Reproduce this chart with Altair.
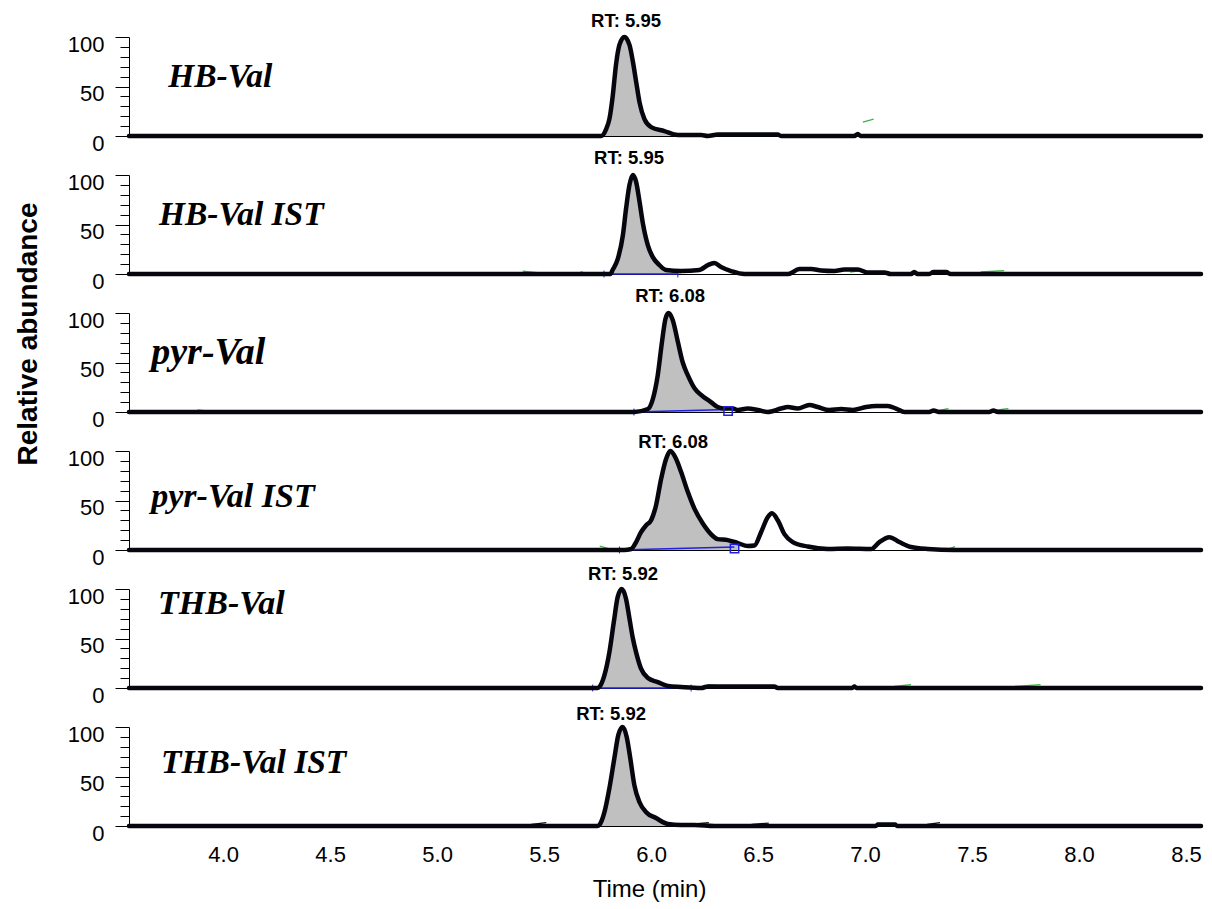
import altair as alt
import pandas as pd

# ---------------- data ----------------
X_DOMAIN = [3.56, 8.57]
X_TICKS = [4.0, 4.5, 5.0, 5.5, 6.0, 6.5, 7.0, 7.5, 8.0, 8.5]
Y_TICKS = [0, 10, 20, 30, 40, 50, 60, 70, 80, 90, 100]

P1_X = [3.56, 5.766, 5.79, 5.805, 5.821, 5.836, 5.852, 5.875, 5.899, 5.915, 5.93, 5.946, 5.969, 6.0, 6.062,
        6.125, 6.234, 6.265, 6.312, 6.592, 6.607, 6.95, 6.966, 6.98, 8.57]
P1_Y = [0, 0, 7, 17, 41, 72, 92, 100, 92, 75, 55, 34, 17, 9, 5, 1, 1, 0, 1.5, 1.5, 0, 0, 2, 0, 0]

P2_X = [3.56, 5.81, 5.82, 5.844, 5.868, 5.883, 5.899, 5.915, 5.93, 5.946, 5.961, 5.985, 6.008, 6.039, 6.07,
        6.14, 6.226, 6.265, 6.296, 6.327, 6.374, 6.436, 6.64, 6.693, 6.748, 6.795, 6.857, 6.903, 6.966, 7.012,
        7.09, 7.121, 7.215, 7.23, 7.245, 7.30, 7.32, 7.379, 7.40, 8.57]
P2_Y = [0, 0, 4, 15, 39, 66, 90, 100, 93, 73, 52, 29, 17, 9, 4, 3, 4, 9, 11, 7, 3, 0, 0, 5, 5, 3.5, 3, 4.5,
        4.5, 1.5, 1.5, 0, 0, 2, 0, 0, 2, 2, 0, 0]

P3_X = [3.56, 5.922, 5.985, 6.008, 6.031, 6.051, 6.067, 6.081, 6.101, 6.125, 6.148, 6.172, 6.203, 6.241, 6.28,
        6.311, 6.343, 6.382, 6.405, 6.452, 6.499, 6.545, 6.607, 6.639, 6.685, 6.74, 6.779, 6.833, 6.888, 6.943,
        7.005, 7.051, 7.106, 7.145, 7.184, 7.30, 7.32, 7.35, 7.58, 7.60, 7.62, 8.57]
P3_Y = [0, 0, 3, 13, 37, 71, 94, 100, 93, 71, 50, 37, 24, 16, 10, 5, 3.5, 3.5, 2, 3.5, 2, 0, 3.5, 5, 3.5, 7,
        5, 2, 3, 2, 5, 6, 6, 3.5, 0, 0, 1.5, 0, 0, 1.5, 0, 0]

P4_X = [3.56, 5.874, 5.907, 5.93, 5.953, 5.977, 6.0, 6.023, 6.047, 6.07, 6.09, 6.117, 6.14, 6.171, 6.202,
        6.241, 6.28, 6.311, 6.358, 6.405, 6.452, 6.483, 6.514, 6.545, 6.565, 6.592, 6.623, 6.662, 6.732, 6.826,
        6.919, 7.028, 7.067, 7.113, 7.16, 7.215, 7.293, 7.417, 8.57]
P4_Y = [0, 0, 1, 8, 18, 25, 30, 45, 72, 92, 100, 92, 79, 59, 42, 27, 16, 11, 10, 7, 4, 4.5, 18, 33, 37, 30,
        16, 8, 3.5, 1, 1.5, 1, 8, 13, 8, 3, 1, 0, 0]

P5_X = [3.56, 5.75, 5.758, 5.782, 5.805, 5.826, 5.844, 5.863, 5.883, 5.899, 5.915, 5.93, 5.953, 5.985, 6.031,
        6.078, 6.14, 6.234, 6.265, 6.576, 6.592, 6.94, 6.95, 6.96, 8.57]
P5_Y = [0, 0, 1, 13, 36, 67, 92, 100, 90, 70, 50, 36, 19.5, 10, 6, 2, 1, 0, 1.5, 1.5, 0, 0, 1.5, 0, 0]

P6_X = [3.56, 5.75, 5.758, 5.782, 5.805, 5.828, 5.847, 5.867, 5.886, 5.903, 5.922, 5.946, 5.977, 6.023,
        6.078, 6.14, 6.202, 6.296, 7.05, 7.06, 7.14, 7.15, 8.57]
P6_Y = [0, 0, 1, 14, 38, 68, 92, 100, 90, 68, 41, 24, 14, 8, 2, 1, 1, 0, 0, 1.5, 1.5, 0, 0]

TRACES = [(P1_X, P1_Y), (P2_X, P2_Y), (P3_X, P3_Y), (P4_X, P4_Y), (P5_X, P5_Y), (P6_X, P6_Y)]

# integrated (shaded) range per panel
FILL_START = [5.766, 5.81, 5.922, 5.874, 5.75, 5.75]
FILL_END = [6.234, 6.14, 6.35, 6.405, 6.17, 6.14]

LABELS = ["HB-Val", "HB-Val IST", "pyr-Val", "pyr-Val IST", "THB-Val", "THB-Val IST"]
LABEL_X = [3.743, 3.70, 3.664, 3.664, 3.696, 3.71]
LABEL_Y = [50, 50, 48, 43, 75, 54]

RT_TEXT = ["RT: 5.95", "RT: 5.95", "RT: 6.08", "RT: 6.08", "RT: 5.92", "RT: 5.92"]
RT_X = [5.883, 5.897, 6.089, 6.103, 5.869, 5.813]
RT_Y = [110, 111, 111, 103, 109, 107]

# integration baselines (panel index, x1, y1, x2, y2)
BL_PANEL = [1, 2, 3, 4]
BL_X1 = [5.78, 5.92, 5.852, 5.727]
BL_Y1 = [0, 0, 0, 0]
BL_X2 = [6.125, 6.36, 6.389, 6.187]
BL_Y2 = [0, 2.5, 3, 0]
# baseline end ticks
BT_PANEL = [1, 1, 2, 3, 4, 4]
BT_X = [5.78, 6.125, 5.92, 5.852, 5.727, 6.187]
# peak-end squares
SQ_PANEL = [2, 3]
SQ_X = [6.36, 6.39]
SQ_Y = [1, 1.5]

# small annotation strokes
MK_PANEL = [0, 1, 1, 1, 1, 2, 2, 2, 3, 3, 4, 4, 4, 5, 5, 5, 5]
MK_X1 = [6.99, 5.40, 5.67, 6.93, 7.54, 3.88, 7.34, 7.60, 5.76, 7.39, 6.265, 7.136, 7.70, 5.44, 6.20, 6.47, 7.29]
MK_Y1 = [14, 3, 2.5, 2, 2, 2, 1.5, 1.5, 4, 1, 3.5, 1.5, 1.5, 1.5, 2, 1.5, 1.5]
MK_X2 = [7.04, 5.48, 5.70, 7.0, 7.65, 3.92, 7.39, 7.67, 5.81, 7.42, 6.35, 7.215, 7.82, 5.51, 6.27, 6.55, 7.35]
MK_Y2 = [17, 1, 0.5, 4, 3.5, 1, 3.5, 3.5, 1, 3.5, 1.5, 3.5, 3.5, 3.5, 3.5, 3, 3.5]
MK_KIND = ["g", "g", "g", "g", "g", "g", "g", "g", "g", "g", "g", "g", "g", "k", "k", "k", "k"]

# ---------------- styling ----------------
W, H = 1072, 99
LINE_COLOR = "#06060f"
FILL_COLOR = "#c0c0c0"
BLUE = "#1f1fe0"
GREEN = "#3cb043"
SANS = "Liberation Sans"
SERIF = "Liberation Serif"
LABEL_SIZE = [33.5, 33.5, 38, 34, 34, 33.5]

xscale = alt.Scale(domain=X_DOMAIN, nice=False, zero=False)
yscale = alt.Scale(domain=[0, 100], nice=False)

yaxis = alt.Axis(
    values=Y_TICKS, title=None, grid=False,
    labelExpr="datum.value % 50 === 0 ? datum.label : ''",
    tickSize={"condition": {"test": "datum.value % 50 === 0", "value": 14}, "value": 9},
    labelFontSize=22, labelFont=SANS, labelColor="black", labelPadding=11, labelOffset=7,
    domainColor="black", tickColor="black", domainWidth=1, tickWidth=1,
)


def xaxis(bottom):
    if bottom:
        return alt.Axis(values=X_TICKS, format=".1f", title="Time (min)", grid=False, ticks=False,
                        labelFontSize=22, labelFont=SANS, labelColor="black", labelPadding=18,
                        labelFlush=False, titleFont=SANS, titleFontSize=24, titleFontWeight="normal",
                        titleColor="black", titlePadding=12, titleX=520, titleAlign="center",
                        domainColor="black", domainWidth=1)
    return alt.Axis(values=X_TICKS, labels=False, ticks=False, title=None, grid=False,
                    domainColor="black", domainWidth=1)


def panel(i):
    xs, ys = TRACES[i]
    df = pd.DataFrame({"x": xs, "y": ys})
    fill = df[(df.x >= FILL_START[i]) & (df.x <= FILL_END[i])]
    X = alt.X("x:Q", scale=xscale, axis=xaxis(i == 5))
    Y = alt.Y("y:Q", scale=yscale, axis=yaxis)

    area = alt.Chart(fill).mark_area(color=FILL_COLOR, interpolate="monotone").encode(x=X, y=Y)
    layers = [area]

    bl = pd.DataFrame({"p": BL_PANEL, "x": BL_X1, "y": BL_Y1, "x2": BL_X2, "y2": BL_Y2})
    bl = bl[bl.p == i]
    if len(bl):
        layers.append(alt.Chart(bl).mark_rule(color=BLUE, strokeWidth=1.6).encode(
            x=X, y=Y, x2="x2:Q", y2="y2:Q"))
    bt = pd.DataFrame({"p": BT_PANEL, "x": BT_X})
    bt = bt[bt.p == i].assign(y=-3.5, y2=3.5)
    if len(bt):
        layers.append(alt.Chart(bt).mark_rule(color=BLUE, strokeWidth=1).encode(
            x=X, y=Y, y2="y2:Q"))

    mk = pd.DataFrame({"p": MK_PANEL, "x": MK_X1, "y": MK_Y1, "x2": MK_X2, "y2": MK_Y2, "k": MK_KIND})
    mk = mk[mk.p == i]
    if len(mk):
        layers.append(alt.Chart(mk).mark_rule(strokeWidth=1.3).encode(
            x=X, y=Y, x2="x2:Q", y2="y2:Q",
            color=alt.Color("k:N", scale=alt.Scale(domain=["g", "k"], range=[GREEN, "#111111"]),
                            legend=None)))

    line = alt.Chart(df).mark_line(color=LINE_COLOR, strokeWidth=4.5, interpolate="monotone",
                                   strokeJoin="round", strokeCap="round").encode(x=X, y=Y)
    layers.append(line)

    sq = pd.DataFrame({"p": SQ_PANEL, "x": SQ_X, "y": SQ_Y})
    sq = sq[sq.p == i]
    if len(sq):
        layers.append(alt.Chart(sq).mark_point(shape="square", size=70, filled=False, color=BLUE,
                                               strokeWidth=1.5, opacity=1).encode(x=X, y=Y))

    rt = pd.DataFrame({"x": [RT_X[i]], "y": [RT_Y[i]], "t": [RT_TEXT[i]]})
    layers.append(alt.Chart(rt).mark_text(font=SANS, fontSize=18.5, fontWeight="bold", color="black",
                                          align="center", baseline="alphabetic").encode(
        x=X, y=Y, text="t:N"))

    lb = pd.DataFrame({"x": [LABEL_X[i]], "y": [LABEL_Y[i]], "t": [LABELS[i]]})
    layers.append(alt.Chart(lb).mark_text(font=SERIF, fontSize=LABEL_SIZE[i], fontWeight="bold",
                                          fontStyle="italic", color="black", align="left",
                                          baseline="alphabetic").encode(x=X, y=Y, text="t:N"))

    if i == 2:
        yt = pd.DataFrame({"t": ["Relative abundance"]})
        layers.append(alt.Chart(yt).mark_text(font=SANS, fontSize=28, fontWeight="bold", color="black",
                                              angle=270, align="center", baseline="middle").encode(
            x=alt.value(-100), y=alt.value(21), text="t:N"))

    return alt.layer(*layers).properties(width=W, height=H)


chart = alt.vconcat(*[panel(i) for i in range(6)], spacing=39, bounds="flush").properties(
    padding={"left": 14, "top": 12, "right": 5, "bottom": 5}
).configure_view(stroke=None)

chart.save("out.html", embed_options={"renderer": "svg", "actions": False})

....................

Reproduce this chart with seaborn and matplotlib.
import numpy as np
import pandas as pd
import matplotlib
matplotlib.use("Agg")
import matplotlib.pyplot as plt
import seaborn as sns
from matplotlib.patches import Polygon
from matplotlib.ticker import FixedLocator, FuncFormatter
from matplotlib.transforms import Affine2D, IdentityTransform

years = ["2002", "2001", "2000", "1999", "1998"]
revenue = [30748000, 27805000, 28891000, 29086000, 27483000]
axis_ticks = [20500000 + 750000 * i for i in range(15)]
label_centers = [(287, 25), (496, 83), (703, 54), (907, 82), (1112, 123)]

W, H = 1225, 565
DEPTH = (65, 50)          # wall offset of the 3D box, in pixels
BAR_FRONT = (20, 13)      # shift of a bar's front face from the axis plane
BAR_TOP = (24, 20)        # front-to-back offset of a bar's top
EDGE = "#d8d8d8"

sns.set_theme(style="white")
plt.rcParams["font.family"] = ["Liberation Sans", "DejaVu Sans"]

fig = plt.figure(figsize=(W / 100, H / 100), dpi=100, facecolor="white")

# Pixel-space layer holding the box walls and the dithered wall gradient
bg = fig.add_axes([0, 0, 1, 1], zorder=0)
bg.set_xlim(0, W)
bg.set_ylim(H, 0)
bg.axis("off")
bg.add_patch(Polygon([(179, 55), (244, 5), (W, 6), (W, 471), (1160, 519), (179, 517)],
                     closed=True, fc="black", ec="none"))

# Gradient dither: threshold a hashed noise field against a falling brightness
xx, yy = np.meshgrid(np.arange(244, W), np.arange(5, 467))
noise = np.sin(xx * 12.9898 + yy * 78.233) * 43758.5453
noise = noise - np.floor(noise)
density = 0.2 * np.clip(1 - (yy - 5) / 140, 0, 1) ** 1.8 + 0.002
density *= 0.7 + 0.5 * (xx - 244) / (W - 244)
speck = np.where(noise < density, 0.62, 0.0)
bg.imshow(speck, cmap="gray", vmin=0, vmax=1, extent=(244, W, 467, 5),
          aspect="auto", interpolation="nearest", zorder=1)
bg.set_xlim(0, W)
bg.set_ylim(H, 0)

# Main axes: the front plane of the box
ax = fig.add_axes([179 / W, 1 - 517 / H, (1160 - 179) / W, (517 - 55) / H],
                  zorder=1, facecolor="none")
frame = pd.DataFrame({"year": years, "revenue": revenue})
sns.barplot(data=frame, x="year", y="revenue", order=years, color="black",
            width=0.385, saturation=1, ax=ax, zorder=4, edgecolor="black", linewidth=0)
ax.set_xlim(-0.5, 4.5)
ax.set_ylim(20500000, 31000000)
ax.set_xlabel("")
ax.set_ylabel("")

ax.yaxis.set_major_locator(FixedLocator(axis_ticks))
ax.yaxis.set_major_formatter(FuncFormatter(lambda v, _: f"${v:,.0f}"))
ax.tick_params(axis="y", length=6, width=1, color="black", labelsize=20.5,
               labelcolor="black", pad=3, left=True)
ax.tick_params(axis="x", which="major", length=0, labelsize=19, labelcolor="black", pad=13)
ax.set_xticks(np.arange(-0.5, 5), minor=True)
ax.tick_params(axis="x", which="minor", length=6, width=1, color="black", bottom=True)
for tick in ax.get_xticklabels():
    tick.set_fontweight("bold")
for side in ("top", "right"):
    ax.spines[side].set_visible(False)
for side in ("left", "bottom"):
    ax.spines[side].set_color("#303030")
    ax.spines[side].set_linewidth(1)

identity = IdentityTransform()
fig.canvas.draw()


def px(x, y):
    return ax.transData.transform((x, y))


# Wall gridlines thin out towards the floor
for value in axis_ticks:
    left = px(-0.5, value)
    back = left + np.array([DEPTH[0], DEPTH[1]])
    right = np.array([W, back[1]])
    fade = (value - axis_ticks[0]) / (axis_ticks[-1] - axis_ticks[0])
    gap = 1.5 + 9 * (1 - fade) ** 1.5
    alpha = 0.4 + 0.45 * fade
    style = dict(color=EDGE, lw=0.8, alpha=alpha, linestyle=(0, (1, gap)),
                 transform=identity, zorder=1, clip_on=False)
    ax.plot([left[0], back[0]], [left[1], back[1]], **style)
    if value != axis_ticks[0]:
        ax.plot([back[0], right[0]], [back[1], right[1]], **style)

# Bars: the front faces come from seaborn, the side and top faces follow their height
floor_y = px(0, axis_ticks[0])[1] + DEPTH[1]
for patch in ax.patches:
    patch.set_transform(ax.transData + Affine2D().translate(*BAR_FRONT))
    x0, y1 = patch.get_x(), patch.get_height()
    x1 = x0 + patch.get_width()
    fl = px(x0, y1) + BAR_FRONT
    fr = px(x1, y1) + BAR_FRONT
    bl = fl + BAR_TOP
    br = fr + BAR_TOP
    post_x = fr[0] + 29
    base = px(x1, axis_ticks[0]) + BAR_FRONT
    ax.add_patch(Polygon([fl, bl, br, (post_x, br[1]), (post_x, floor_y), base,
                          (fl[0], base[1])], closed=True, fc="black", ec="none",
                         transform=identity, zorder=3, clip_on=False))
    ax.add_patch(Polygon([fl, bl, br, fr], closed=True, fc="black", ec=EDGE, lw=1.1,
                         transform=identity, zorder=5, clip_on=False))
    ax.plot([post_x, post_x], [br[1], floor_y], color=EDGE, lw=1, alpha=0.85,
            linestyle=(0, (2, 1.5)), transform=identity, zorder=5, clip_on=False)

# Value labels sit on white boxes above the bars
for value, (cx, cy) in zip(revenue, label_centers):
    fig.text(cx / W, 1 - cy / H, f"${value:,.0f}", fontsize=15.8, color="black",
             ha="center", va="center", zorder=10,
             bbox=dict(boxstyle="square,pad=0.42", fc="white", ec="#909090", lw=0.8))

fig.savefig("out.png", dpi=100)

....................

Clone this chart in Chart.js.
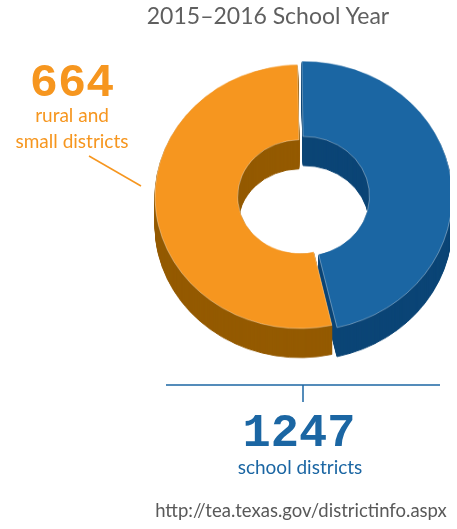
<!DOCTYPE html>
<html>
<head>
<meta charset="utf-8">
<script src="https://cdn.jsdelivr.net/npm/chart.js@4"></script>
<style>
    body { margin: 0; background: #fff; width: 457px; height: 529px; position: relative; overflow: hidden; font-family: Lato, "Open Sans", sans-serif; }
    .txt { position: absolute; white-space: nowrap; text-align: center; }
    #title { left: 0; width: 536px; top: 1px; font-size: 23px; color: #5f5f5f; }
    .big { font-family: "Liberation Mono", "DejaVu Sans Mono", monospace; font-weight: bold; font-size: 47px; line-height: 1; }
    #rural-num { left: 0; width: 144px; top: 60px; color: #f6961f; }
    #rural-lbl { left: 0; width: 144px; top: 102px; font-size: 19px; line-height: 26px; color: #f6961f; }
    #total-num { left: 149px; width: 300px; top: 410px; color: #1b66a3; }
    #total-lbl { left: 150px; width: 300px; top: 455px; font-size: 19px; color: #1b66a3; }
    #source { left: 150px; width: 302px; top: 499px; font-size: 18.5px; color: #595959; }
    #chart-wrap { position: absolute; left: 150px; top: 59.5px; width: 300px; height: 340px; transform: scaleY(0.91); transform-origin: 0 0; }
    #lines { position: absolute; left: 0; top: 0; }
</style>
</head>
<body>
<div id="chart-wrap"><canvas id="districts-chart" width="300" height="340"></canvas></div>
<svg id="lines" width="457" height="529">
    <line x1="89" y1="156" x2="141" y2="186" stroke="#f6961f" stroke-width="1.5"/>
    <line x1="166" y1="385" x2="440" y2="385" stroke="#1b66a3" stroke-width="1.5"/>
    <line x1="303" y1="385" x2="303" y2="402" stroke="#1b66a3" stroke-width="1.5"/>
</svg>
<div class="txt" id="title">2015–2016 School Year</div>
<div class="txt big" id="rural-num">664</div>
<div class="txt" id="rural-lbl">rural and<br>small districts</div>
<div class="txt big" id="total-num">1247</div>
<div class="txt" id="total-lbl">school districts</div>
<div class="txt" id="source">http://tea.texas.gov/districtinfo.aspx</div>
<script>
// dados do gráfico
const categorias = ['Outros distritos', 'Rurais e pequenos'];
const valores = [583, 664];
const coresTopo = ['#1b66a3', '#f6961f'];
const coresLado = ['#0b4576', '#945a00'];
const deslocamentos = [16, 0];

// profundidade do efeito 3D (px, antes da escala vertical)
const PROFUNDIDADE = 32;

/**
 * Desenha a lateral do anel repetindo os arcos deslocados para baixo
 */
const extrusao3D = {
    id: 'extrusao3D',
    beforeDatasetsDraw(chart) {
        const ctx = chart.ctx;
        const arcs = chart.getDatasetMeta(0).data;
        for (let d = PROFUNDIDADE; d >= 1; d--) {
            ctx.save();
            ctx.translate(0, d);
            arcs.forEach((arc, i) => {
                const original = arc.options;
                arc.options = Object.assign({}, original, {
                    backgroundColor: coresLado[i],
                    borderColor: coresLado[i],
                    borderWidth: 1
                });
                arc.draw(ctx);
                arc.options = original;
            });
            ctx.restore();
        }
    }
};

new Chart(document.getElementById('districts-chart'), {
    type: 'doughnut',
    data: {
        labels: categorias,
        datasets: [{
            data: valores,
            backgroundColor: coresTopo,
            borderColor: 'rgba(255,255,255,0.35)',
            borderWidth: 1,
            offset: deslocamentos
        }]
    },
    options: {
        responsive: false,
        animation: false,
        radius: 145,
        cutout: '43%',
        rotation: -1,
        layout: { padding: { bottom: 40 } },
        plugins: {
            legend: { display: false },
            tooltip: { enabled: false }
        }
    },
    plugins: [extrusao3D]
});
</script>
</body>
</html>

....................

DESCRIPTION OF THE TASK: Search the data above for the string "matplotlib" and copy each line that has it.

FINISHED EXERCISE:
Reproduce this chart with seaborn and matplotlib.
import matplotlib
matplotlib.use("Agg")
import matplotlib.pyplot as plt
from matplotlib.patches import Polygon
from matplotlib.ticker import FixedLocator, FuncFormatter
from matplotlib.transforms import Affine2D, IdentityTransform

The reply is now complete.